Geneva: Russia late Friday blocked an agreement on the final document of a four-week review of the UN treaty, considered the cornerstone of nuclear disarmament. It raised fears of a nuclear disaster.
Igor Vishnevetsky, deputy director of the Russian Foreign Ministry’s Non-Proliferation and Arms Control Department, told the delayed final meeting of the conference reviewing the 50-year-old Nuclear Nonproliferation Treaty that “unfortunately there is no consensus on this document.” He insisted that many countries — not just Russia — didn’t agree with “a whole host of issues” in the 36-page last draft.
The final document needed approval of all countries at the conference that are parties to the treaty aimed at curbing the spread of nuclear weapons and ultimately achieving a world without them.
Argentine Ambassador Gustavo Zlauvinen, president of the conference, said the final draft represented his best efforts to address divergent views and the expectations of the parties “for a progressive outcome” at a moment in history when “our world is increasingly wracked by conflicts, and, most alarmingly, the ever growing prospect of the unthinkable nuclear war.”
But after Vishnevetsky spoke, Zlauvinen told delegates, “I see that at this point, the conference is not in a position to achieve agreement on its substantive work.”
The issue that changed the dynamics of the conference was Russia’s invasion of Ukraine on Feb. 24, which brought Russian President Vladimir Putin’s warning that Russia is a “potent” nuclear power and that any attempt to interfere would lead to “consequences you have never seen.” He also put Russia’s nuclear forces on high alert.
Putin has since rolled back, saying that “a nuclear war cannot be won and must never be fought,” a message reiterated by a senior Russian official on the opening day of the NPT conference on Aug. 2.
But the Russian leader’s initial threat and the occupation of the Zaporizhzhia nuclear plant in southeastern Ukraine as well as the takeover of the Chernobyl nuclear plant, scene of the world’s worst nuclear disaster in 1986, renewed global fears of another nuclear emergency.
It also would have recognized Ukraine’s loss of control and the International Atomic Energy Agency’s inability to ensure the plant’s nuclear material is safeguarded.
It supported IAEA efforts to visit Zaporizhzhia to ensure there is no diversion of its nuclear materials, a trip the agency’s director is hoping to organize in the coming days.
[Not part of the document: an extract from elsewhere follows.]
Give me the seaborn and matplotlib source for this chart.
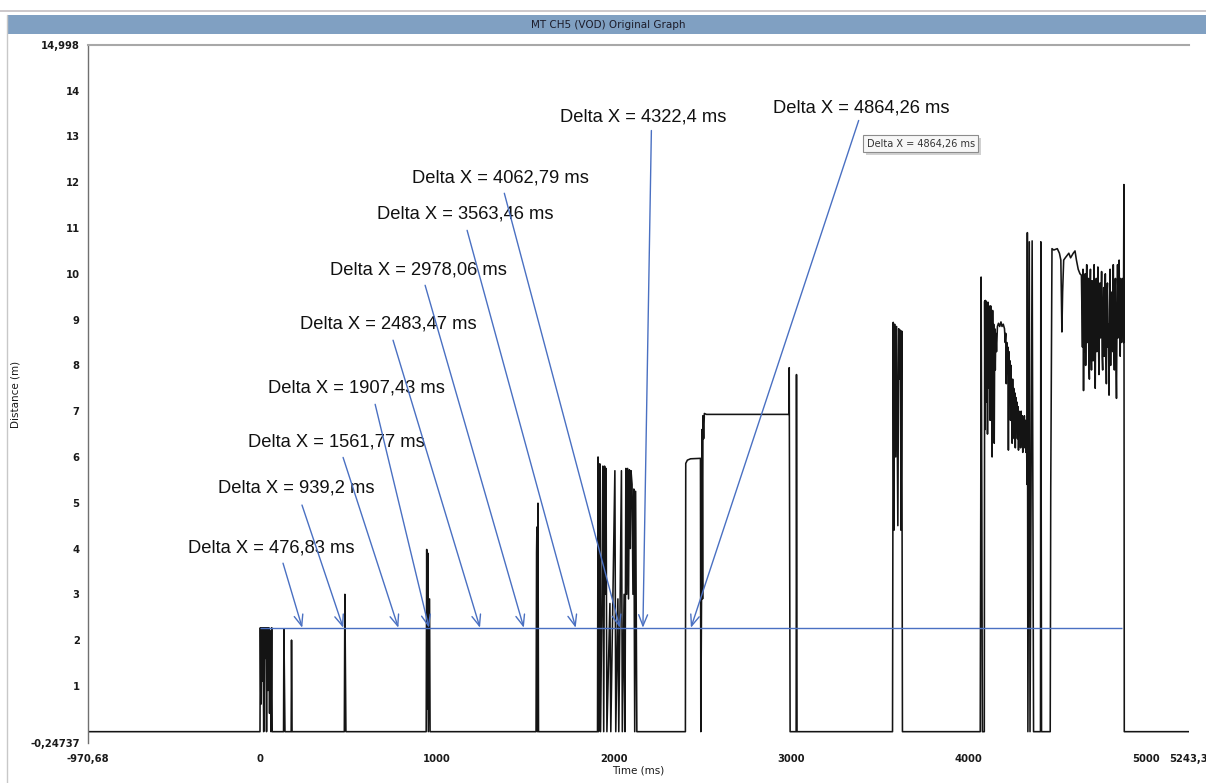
import matplotlib
matplotlib.use("Agg")
import matplotlib.pyplot as plt
import matplotlib.patheffects as pe
from matplotlib.lines import Line2D
import pandas as pd
import seaborn as sns

# ---------------- data ----------------
# Distance signal of channel 5 as (time in ms, distance in m), split by burst
burst_start = [
    (-970.68, 0), (0, 0),
    (2, 2.27), (5, 0.6), (9, 2.27), (13, 1.1), (17, 2.27), (21, 0), (25, 2.27),
    (29, 1.6), (33, 2.27), (37, 0), (41, 2.27), (45, 0.9), (50, 2.27), (54, 0.4),
    (58, 2.2), (62, 0), (66, 2.27), (69, 0),
    (133, 0), (135, 2.24), (138, 1.08), (141, 0), (176, 0), (178, 2.0), (181, 0),
    (476, 0), (479, 3.0), (482, 1.5), (485, 0),
    (938, 0), (941, 3.98), (944, 0.5), (947, 3.9), (950, 0), (957, 2.9), (960, 0),
    (1558, 0), (1561, 3.92), (1563, 4.47), (1566, 0), (1569, 4.99), (1572, 0),
]
burst_2s = [
    (1905, 0), (1908, 6.0), (1911, 0), (1915, 2.9), (1918, 5.85), (1922, 0),
    (1930, 3.0), (1935, 5.8), (1940, 0), (1945, 5.8), (1950, 3.0), (1953, 5.75),
    (1958, 0), (1975, 2.8), (1980, 0), (2003, 5.7), (2008, 0), (2020, 2.9),
    (2025, 0), (2040, 5.7), (2045, 0), (2055, 3.0), (2060, 0), (2065, 5.75),
    (2070, 3.0), (2075, 5.75), (2080, 2.9), (2085, 5.72), (2090, 4.0), (2094, 5.7),
    (2100, 5.4), (2105, 3.0), (2110, 5.3), (2115, 0), (2120, 5.25), (2127, 0),
]
plateau_3s = [
    (2401, 0), (2403, 5.86), (2412, 5.93), (2430, 5.96), (2486, 5.97), (2488, 0),
    (2492, 2.9), (2495, 6.6), (2498, 2.9), (2500, 6.9), (2504, 6.4), (2508, 6.95),
    (2520, 6.93), (2985, 6.93), (2987, 7.95), (2990, 3.46), (2992, 0), (3026, 0),
    (3028, 7.8), (3031, 0),
    (3570, 0), (3574, 8.94), (3578, 4.4), (3582, 8.9), (3588, 6.0), (3593, 8.85),
    (3600, 4.5), (3605, 8.8), (3610, 7.7), (3614, 8.77), (3618, 4.4), (3622, 8.75),
    (3626, 0),
]
burst_4s = [
    (4065, 0), (4068, 4.99), (4070, 9.93), (4074, 5.0), (4077, 0), (4088, 0),
    (4090, 9.4), (4092, 6.6), (4094, 9.42), (4097, 7.8), (4099, 9.4), (4101, 7.2),
    (4104, 9.35), (4106, 6.5), (4109, 9.38), (4111, 8.0), (4114, 9.3), (4116, 7.5),
    (4119, 9.25), (4121, 6.8), (4124, 9.3), (4127, 8.2), (4130, 9.1), (4132, 6.0),
    (4135, 9.2), (4138, 7.7), (4141, 8.9), (4144, 6.3), (4147, 8.8), (4150, 7.9),
    (4153, 8.7), (4157, 8.3), (4162, 8.85), (4168, 8.92), (4175, 8.85), (4182, 8.95),
    (4188, 8.85), (4195, 8.9), (4202, 8.8), (4206, 8.5), (4209, 8.7), (4212, 7.6),
    (4215, 8.5), (4218, 8.0), (4221, 8.4), (4224, 6.15), (4227, 8.3), (4230, 7.2),
    (4233, 8.1), (4236, 6.8), (4239, 8.0), (4242, 7.0), (4245, 6.3), (4248, 7.7),
    (4251, 6.9), (4254, 7.5), (4257, 6.4), (4260, 7.4), (4263, 6.2), (4266, 7.3),
    (4269, 6.6), (4272, 7.2), (4275, 6.4), (4278, 7.1), (4281, 6.15), (4284, 7.0),
    (4287, 6.5), (4290, 6.9), (4293, 6.2), (4296, 7.0), (4299, 6.3), (4302, 6.9),
    (4305, 6.1), (4308, 6.8), (4311, 6.4), (4314, 6.9), (4317, 6.2), (4320, 6.8),
    (4323, 6.1), (4326, 6.7), (4329, 5.4),
    (4331, 10.9), (4334, 0), (4338, 5.4), (4342, 10.7), (4346, 0), (4352, 5.4),
    (4358, 10.72), (4362, 5.38), (4366, 0), (4405, 0), (4407, 10.7), (4409, 5.35),
    (4411, 0), (4460, 0), (4463, 5.3),
]
burst_5s = [
    (4470, 10.55), (4480, 10.52), (4500, 10.55), (4512, 10.45), (4520, 10.3),
    (4526, 8.73), (4530, 9.6), (4536, 10.3), (4545, 10.35), (4555, 10.4),
    (4565, 10.45), (4575, 10.35), (4590, 10.45), (4600, 10.5), (4608, 10.3),
    (4618, 10.1), (4628, 10.0), (4636, 9.97),
    (4642, 8.4), (4645, 10.1), (4648, 7.45), (4651, 9.6), (4654, 8.3), (4657, 10.0),
    (4660, 8.0), (4663, 9.4), (4666, 10.2), (4669, 8.5), (4672, 9.3), (4675, 9.9),
    (4678, 8.1), (4681, 7.7), (4684, 9.5), (4687, 10.1), (4690, 8.6), (4693, 7.9),
    (4696, 9.85), (4699, 8.8), (4702, 8.1), (4705, 9.6), (4708, 10.2), (4711, 8.4),
    (4714, 7.5), (4717, 9.2), (4720, 9.9), (4723, 8.3), (4726, 9.0), (4729, 10.15),
    (4732, 8.7), (4735, 7.8), (4738, 9.4), (4741, 9.8), (4744, 8.6), (4747, 9.1),
    (4750, 10.05), (4753, 8.2), (4756, 7.9), (4759, 9.3), (4762, 9.7), (4765, 8.2),
    (4768, 9.0), (4771, 10.0), (4774, 8.5), (4777, 7.6), (4780, 9.5), (4783, 9.8),
    (4786, 8.4), (4789, 8.9), (4792, 7.35), (4795, 9.2), (4798, 10.1), (4801, 8.0),
    (4804, 9.4), (4807, 9.6), (4810, 8.8), (4813, 8.3), (4816, 10.2), (4819, 8.6),
    (4822, 7.9), (4825, 9.5), (4828, 9.9), (4831, 8.1), (4834, 7.28), (4837, 9.0),
    (4840, 10.2), (4843, 8.6), (4846, 9.3), (4849, 10.3), (4852, 8.9), (4855, 8.2),
    (4858, 9.9), (4861, 8.5), (4864, 9.6), (4867, 8.7), (4870, 9.9), (4873, 8.5),
    (4876, 11.95), (4878, 0), (5243.3, 0),
]

# Cursor measurements (ms); each arrow marks the middle of its span from 0
delta_x = [476.83, 939.2, 1561.77, 1907.43, 2483.47, 2978.06, 3563.46, 4062.79, 4322.4, 4864.26]
delta_text = ["476,83", "939,2", "1561,77", "1907,43", "2483,47",
              "2978,06", "3563,46", "4062,79", "4322,4", "4864,26"]
ref_level = 2.27

x_ticks = [-970.68, 0, 1000, 2000, 3000, 4000, 5000, 5243.3]
x_tick_labels = ["-970,68", "0", "1000", "2000", "3000", "4000", "5000", "5243,3"]
x_minor = [-500, 500, 1500, 2500, 3500, 4500]
y_ticks = [-0.24737] + list(range(1, 15)) + [14.998]
y_tick_labels = ["-0,24737"] + [str(v) for v in range(1, 15)] + ["14,998"]
y_minor = [v + 0.5 for v in range(0, 15)]

# label placement (data coords): text anchor and arrow tail
label_pos = [(-407, 4.01), (-237, 5.32), (-68, 6.32), (45, 7.5), (226, 8.9),
             (395, 10.08), (661, 11.3), (859, 12.09), (1695, 13.42), (2898, 13.62)]
tail_pos = [(130, 3.68), (237, 4.95), (469, 5.99), (650, 7.15), (751, 8.55),
            (932, 9.75), (1169, 10.95), (1379, 11.76), (2209, 13.13), (3379, 13.35)]

# ---------------- drawing ----------------
sns.set_style("white")
plt.rcParams["font.family"] = ["DejaVu Sans"]

W, H = 1206, 783
fig = plt.figure(figsize=(W / 100, H / 100), dpi=100)
fig.patch.set_facecolor("white")

# window frame and title band
fig.add_artist(Line2D([0, 1], [1 - 11 / H, 1 - 11 / H], color="#c4bfc2", lw=1.2))
fig.add_artist(Line2D([7 / W, 7 / W], [0, 1 - 15 / H], color="#c8c8c8", lw=1.0))
band = plt.Rectangle((8 / W, 1 - 34 / H), 1 - 8 / W, 19 / H, transform=fig.transFigure,
                     facecolor="#80a0c2", edgecolor="none")
fig.add_artist(band)
fig.text(608 / W, 1 - 24.5 / H, "MT CH5 (VOD) Original Graph", ha="center", va="center",
         fontsize=7.5, color="#1c1c2a")

ax = fig.add_axes([88 / W, 1 - 743 / H, (1189 - 88) / W, (743 - 45) / H])
points = burst_start + burst_2s + plateau_3s + burst_4s + burst_5s
df = pd.DataFrame(points, columns=["t", "d"])
sns.lineplot(data=df, x="t", y="d", ax=ax, sort=False, estimator=None,
             color="#141414", lw=1.15)

blue = "#4a70c2"
ax.hlines(ref_level, 0, delta_x[-1], color=blue, lw=1.0)
for dx, txt, lp, tp in zip(delta_x, delta_text, label_pos, tail_pos):
    ax.annotate("", xy=(dx / 2, ref_level), xytext=tp,
                arrowprops=dict(arrowstyle="->,head_length=0.8,head_width=0.32",
                                color=blue, lw=1.0, shrinkA=0, shrinkB=0,
                                mutation_scale=10))
    ax.text(lp[0], lp[1], f"Delta X = {txt} ms", ha="left", va="center",
            fontsize=13.2, family="Liberation Sans", color="#111111")

tip = ax.text(3425, 12.84, "Delta X = 4864,26 ms", ha="left", va="center",
              fontsize=7, color="#333333",
              bbox=dict(boxstyle="square,pad=0.35", fc="#f7f7f7", ec="#8c8c8c", lw=0.8))
tip.get_bbox_patch().set_path_effects([pe.withSimplePatchShadow(offset=(2, -2), alpha=0.25)])

ax.set_xlim(x_ticks[0], x_ticks[-1])
ax.set_ylim(y_ticks[0], y_ticks[-1])
ax.set_xticks(x_ticks, x_tick_labels)
ax.set_xticks(x_minor, minor=True)
ax.set_yticks(y_ticks, y_tick_labels)
ax.set_yticks(y_minor, minor=True)
ax.tick_params(axis="both", which="both", direction="out", colors="#555555",
               labelcolor="#1a1a1a", labelsize=7.2)
ax.tick_params(axis="y", which="major", length=5, width=1, pad=1)
ax.tick_params(axis="y", which="minor", length=3, width=1)
ax.tick_params(axis="x", which="major", length=5, width=1, pad=3)
ax.tick_params(axis="x", which="minor", length=3, width=1)
for lbl in ax.get_xticklabels() + ax.get_yticklabels():
    lbl.set_fontweight("bold")

for side in ("right", "bottom"):
    ax.spines[side].set_visible(False)
ax.spines["top"].set_color("#a8a8a8")
ax.spines["top"].set_linewidth(1.5)
ax.spines["left"].set_color("#707070")
ax.spines["left"].set_linewidth(1.0)

ax.set_xlabel("Time (ms)", fontsize=7.5, color="#1a1a1a", labelpad=1)
ax.set_ylabel("Distance (m)", fontsize=7.5, color="#1a1a1a")
ax.yaxis.set_label_coords((20 - 88) / (1189 - 88), 0.5)

fig.savefig("out.png", dpi=100)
The draft also expressed “grave concern” at the safety of Ukraine’s nuclear facilities, in particular Zaporizhzia, and stressed “the paramount importance of ensuring control by Ukraine’s competent authorities.”
After the conference’s failure to adopt the document, dozens of countries took the floor to express their views.
Indonesia, speaking on behalf of the Nonaligned Movement comprising 120 developing countries, expressed disappointment at the failure, calling the final document “of utmost importance.”
The NPT review conference is supposed to be held every five years but was delayed because of the COVID-19 pandemic. This marked the second failure of its 191 state parties to produce an outcome document. The last review conference in 2015 ended without an agreement because of serious differences over establishing a Middle East zone free of weapons of mass destruction.